| Data block |
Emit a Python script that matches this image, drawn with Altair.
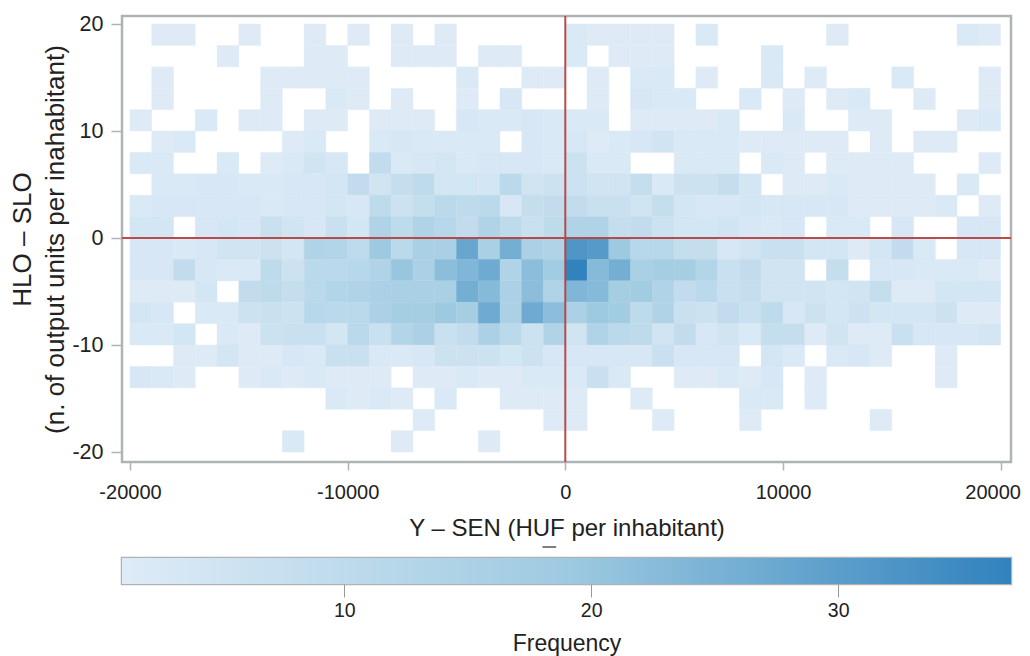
import altair as alt
import pandas as pd

x_edges_start = -20000
x_step = 1000
y_step = 2
# rows from top (18..20) to bottom (-20..-18); 40 columns from -20000 to 20000
row_p18 = [0,1,1,0,0,1,0,0,1,0,1,0,1,0,1,0,0,0,0,0, 2,1,1,1,1,0,2,0,0,0,0,0,1,0,0,0,0,0,2,1]
row_p16 = [0,0,0,0,1,0,0,0,1,1,0,0,1,1,1,0,1,1,0,0, 2,0,1,1,1,0,0,0,0,2,0,0,0,0,0,0,0,0,0,0]
row_p14 = [0,1,0,0,0,0,1,1,1,1,1,0,0,0,0,2,0,0,1,1, 0,1,0,2,2,0,1,0,0,2,0,1,0,0,0,2,0,0,0,1]
row_p12 = [0,1,0,0,0,0,1,0,0,2,1,0,1,0,0,1,0,3,0,0, 0,1,0,3,2,2,0,0,2,0,1,0,1,2,0,0,1,0,0,1]
row_p10 = [1,0,0,2,0,1,1,0,1,1,0,1,1,1,0,3,2,2,3,2, 2,2,0,1,1,1,1,2,0,0,2,0,0,1,1,0,0,0,1,2]
row_p8  = [0,1,2,0,0,0,0,1,2,0,0,2,3,2,2,2,2,0,3,2, 3,1,2,3,5,2,2,2,1,1,1,1,1,0,1,0,1,1,0,0]
row_p6  = [2,2,0,0,2,0,1,2,5,3,0,9,2,3,4,2,3,3,3,2, 6,2,2,0,0,2,2,2,0,2,1,0,1,1,1,1,0,0,0,1]
row_p4  = [0,2,2,3,3,2,2,3,3,4,9,5,8,10,4,4,4,11,5,6, 6,5,5,8,2,6,6,8,4,0,1,1,2,1,1,1,1,0,2,0]
row_p2  = [2,3,3,3,3,3,2,3,3,4,3,10,6,8,11,10,11,3,8,9, 9,7,7,5,8,4,3,3,4,3,3,3,3,1,1,1,1,2,0,1]
row_p0  = [4,4,0,3,4,3,7,5,3,7,4,14,10,14,12,9,14,10,7,10, 14,14,8,9,6,4,4,5,3,2,3,0,2,2,0,3,0,0,3,3]
row_m2  = [3,3,2,3,5,5,6,4,14,13,10,19,11,16,16,28,16,26,15,14, 32,31,19,12,12,8,8,3,5,7,7,4,4,1,4,9,2,0,3,3]
row_m4  = [3,3,9,3,2,2,10,6,11,11,12,14,20,15,22,24,27,14,22,18, 37,23,26,16,17,17,13,7,9,5,5,0,8,0,3,3,2,2,2,1]
row_m6  = [1,1,1,4,0,9,10,8,11,13,14,15,16,16,16,26,23,15,22,14, 24,23,17,18,14,9,11,7,8,5,5,5,4,5,8,1,1,4,4,4]
row_m8  = [4,3,0,2,2,6,7,6,12,11,11,15,17,17,19,17,27,15,27,22, 15,19,18,10,14,7,6,9,7,10,3,6,4,6,4,4,4,6,1,1]
row_m10 = [2,2,4,0,2,1,6,7,7,4,11,7,13,15,7,9,15,11,6,14, 5,14,11,10,5,9,3,5,2,8,8,1,5,1,1,7,3,3,3,4]
row_m12 = [0,0,1,1,4,1,1,3,2,7,7,2,2,3,6,6,6,4,6,3, 3,3,3,3,7,3,3,3,0,4,2,0,2,3,1,0,0,1,0,0]
row_m14 = [3,2,1,0,0,1,2,1,2,1,1,1,0,1,1,2,1,1,2,2, 2,7,2,0,0,1,1,2,1,3,0,1,0,0,0,0,0,1,0,0]
row_m16 = [0,0,0,0,0,0,0,0,0,2,1,2,1,0,2,0,0,1,1,1, 1,0,0,1,0,0,0,0,2,2,0,1,0,0,0,0,0,0,0,0]
row_m18 = [0,0,0,0,0,0,0,0,0,0,0,0,0,1,0,0,0,0,0,1, 1,0,0,0,1,0,0,0,1,0,0,0,0,0,1,0,0,0,0,0]
row_m20 = [0,0,0,0,0,0,0,2,0,0,0,0,1,0,0,0,1,0,0,0, 0,0,0,0,0,0,0,0,0,0,0,0,0,0,0,0,0,0,0,0]

rows = {18: row_p18, 16: row_p16, 14: row_p14, 12: row_p12, 10: row_p10,
        8: row_p8, 6: row_p6, 4: row_p4, 2: row_p2, 0: row_p0,
        -2: row_m2, -4: row_m4, -6: row_m6, -8: row_m8, -10: row_m10,
        -12: row_m12, -14: row_m14, -16: row_m16, -18: row_m18, -20: row_m20}

records = []
for y0, vals in rows.items():
    for i, v in enumerate(vals):
        if v > 0:
            x0 = x_edges_start + i * x_step
            records.append(dict(x=x0, x2=x0 + x_step, y=y0, y2=y0 + y_step, freq=v))
df = pd.DataFrame(records)

x_ticks = [-20000, -10000, 0, 10000, 20000]
y_ticks = [-20, -10, 0, 10, 20]
legend_ticks = [10, 20, 30]
freq_domain = [1, 37]
ramp = ["#deebf7", "#9ecae1", "#3182bd"]

FONT = "Liberation Sans"
TXT = "#222222"
FRAME = "#aeb3b6"
W, H = 889, 446
xscale = alt.Scale(domain=[-20367, 20477], nice=False, zero=False)
yscale = alt.Scale(domain=[-20.93, 20.75], nice=False, zero=False)
cscale = alt.Scale(domain=freq_domain, range=ramp, interpolate="rgb")
xaxis = alt.Axis(values=x_ticks, title="Y – SEN (HUF per inhabitant)",
                 labelExpr="'' + datum.value", grid=False, domain=False,
                 tickSize=8, tickWidth=1.5, tickColor=FRAME, labelPadding=12,
                 labelOffset={"condition": {"test": "datum.value == 20000", "value": -8}, "value": 0},
                 labelFontSize=20, titleFontSize=24, titlePadding=14)
yaxis = alt.Axis(values=y_ticks, title=["HLO – SLO", "(n. of output units per inahabitant)"],
                 labelExpr="'' + datum.value", grid=False, domain=False,
                 tickSize=11, tickWidth=1.5, tickColor=FRAME, labelPadding=8,
                 labelFontSize=21.5, titleFontSize=26, titleLineHeight=33, titlePadding=3)

heat = alt.Chart(df).mark_rect(strokeWidth=0.4).encode(
    x=alt.X("x:Q", scale=xscale, axis=xaxis),
    x2="x2:Q",
    y=alt.Y("y:Q", scale=yscale, axis=yaxis),
    y2="y2:Q",
    color=alt.Color("freq:Q", legend=None, scale=cscale),
    stroke=alt.Stroke("freq:Q", legend=None, scale=cscale),
    tooltip=["x:Q", "y:Q", "freq:Q"],
)

red = "#b5433f"
vline = alt.Chart(pd.DataFrame({"v": [0]})).mark_rule(color=red, strokeWidth=2, opacity=0.95).encode(
    x=alt.X("v:Q", scale=xscale, axis=xaxis))
hline = alt.Chart(pd.DataFrame({"v": [0]})).mark_rule(color=red, strokeWidth=2, opacity=0.95).encode(
    y=alt.Y("v:Q", scale=yscale, axis=yaxis))

dash = alt.Chart(pd.DataFrame({"v": [-1050], "v2": [-420]})).mark_rule(
    color="#555555", strokeWidth=1.5).encode(
    x=alt.X("v:Q", scale=xscale, axis=xaxis), x2="v2:Q", y=alt.value(H + 85))

main = alt.layer(heat, vline, hline, dash).properties(width=W, height=H)

bar_df = pd.DataFrame({"a": [freq_domain[0]], "b": [freq_domain[1]]})
bar = alt.Chart(bar_df).mark_rect(
    color=alt.Gradient(gradient="linear", x1=0, x2=1, y1=0, y2=0,
                       stops=[alt.GradientStop(color=ramp[0], offset=0),
                              alt.GradientStop(color=ramp[1], offset=0.5),
                              alt.GradientStop(color=ramp[2], offset=1)])
).encode(
    x=alt.X("a:Q", scale=alt.Scale(domain=freq_domain, nice=False, zero=False),
            axis=alt.Axis(values=legend_ticks, title="Frequency", grid=False, domain=False,
                          tickSize=13, tickWidth=1, tickColor="#999999", labelPadding=4,
                          labelFontSize=19.5, titleFontSize=23, titlePadding=13)),
    x2="b:Q",
).properties(width=W, height=26)

chart = alt.vconcat(main, bar, spacing=7).properties(
    padding={"left": 0, "top": 3, "right": 0, "bottom": 0}
).configure_view(stroke=FRAME, strokeWidth=2.5).configure_axis(
    labelFont=FONT, titleFont=FONT,
    labelColor=TXT, titleColor=TXT, titleFontWeight="normal", labelOverlap=False,
)

chart.save("out.html", embed_options={"renderer": "svg", "actions": False})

| Exercise requirements |
Extract the lines exactly, please: the first line of the listing, the line with "import pandas as pd", and every line between them, but no pictures.

| Final result |
Emit a Python script that matches this image, drawn with Altair.
import altair as alt
import pandas as pd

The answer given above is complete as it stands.